■ Goal:
Where a line contains the word "this", copy that line in full.

■ Material provided:
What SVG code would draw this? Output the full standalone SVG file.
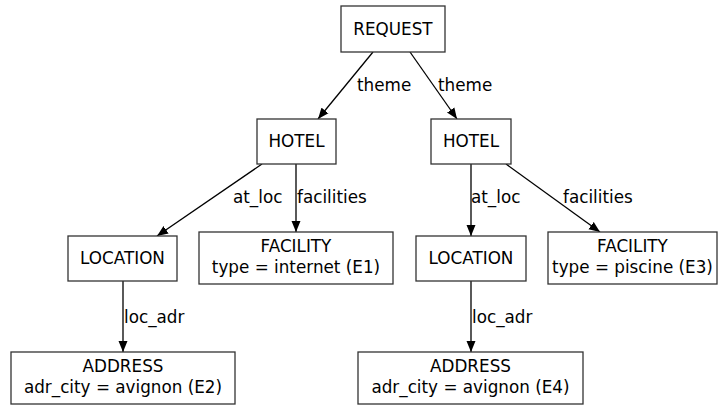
<svg xmlns="http://www.w3.org/2000/svg" width="719" height="405" viewBox="0 0 719 405">
<style>
.box{fill:#fff;stroke:#333;stroke-width:1.3}
.lbl{font-family:"DejaVu Sans",sans-serif;font-size:16.8px;fill:#000}
.nt{text-anchor:middle}
.edge{stroke:#000;stroke-width:1.3;fill:none;marker-end:url(#arr)}
</style>
<defs>
<marker id="arr" markerWidth="12" markerHeight="10" refX="11" refY="5" orient="auto" markerUnits="userSpaceOnUse">
<path d="M0,0.5 L11,5 L0,9.5 Z" fill="#000"/>
</marker>
</defs>
<rect width="719" height="405" fill="#fff"/>
<g id="connectors">
<line class="edge" x1="373" y1="52" x2="318" y2="119"/>
<line class="edge" x1="410" y1="52" x2="457" y2="119"/>
<line class="edge" x1="262" y1="164" x2="157" y2="236"/>
<line class="edge" x1="296" y1="164" x2="296" y2="232"/>
<line class="edge" x1="471" y1="164" x2="471" y2="236"/>
<line class="edge" x1="506" y1="164" x2="600" y2="232"/>
<line class="edge" x1="123" y1="281" x2="123" y2="352"/>
<line class="edge" x1="471" y1="281" x2="471" y2="352"/>
<text class="lbl" x="357" y="91">theme</text>
<text class="lbl" x="438" y="91">theme</text>
<text class="lbl" x="233" y="203">at_loc</text>
<text class="lbl" x="297" y="203">facilities</text>
<text class="lbl" x="471" y="203">at_loc</text>
<text class="lbl" x="563" y="203">facilities</text>
<text class="lbl" x="124" y="323">loc_adr</text>
<text class="lbl" x="472" y="323">loc_adr</text>
</g>
<g id="request"><rect class="box" x="341" y="6" width="104" height="46"/><text class="lbl nt" x="393" y="35">REQUEST</text></g>
<g id="hotel1"><rect class="box" x="257" y="119" width="79" height="45"/><text class="lbl nt" x="296.5" y="147">HOTEL</text></g>
<g id="hotel2"><rect class="box" x="431" y="119" width="80" height="45"/><text class="lbl nt" x="471" y="147">HOTEL</text></g>
<g id="location1"><rect class="box" x="68" y="236" width="109" height="45"/><text class="lbl nt" x="122.5" y="264">LOCATION</text></g>
<g id="facility1"><rect class="box" x="199" y="232" width="194" height="52"/><text class="lbl nt" x="296" y="252">FACILITY</text><text class="lbl nt" x="296" y="273">type = internet (E1)</text></g>
<g id="location2"><rect class="box" x="416" y="236" width="110" height="45"/><text class="lbl nt" x="471" y="264">LOCATION</text></g>
<g id="facility2"><rect class="box" x="548" y="232" width="169" height="52"/><text class="lbl nt" x="632.5" y="252">FACILITY</text><text class="lbl nt" x="632.5" y="273">type = piscine (E3)</text></g>
<g id="address1"><rect class="box" x="11" y="352" width="224" height="52"/><text class="lbl nt" x="123" y="372">ADDRESS</text><text class="lbl nt" x="123" y="393">adr_city = avignon (E2)</text></g>
<g id="address2"><rect class="box" x="358" y="352" width="225" height="52"/><text class="lbl nt" x="470.5" y="372">ADDRESS</text><text class="lbl nt" x="470.5" y="393">adr_city = avignon (E4)</text></g>
</svg>
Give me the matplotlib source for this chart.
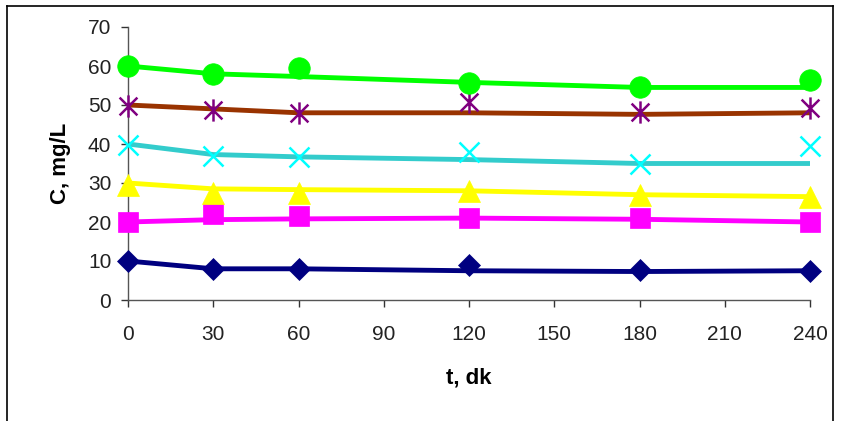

■ Reply:
What SVG code would draw this? Output the full standalone SVG file.
Give me the matplotlib source for this chart.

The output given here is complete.